The Metaphysics of Colors
July 6, 2009
Oh well, I knew it. I knew I would lose it with the painters.
Honestly, I did find it funny, the first three days, to sit with them while they mixed colors until we got the right shade of blue.
When the office turned out purple, I wasn’t angry. I just told them they’d have to redo it again.
When they started painting the living room purple too, I just made them throw the whole bucket of “white” paint and buy a new one into which they were not allowed to add a drop of red, blue, or God knows what they think adds brightness to the color white. This was a fairly amicable interaction.
Then they got to my bedroom, and my mood sank. The fact that I had to move everything out on a Saturday morning was fine with me. But trying to get some sleep in the guestroom without the solace of the aircon, this proved difficult. I woke up craving a chilled beer.
When the painters arrived on Sunday morning I was drunk dreaming of a North European drizzle, chilly mornings in Lorraine and vast expanses of Alpine snow. That’s when I thought damn, I really love having people do things for me, but it eeeez starting to get on my nerves.
Can I never be miserable alone?
The painters boss arrived later and I took the liberty to remind him of the purple office he would have to redo.
“But ma’am it’s not purple it’s white it’s the company the paint oil water and the frames and the coat you understand I will go but maybe not it’s because not purple brightness…”

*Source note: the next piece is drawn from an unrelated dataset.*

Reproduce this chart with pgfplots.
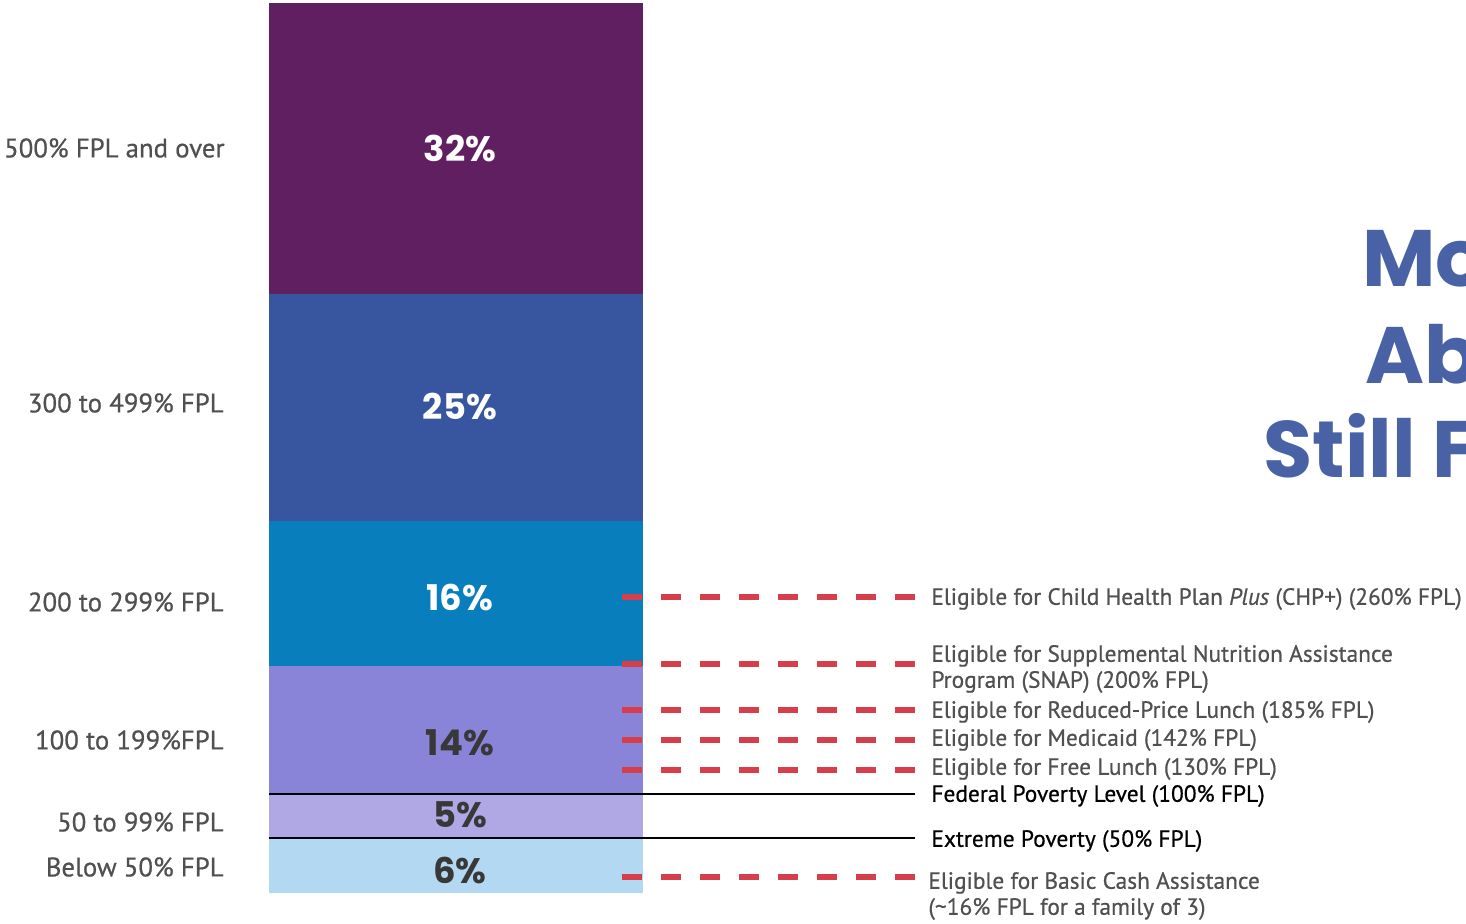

That’s when I lost it. After a week of fruitless arguments about the metaphysics of colors, days of camping in a house covered in dust, after a Saturday in the factory and a sleepless night without aircon, I finally gave in.
“Listen, I said, I am fed up of this conversation. I don’t care whether you think this is white or orange. I am just telling you: it has to be painted again.”
Oh but it’s not my fault. It’s the heat.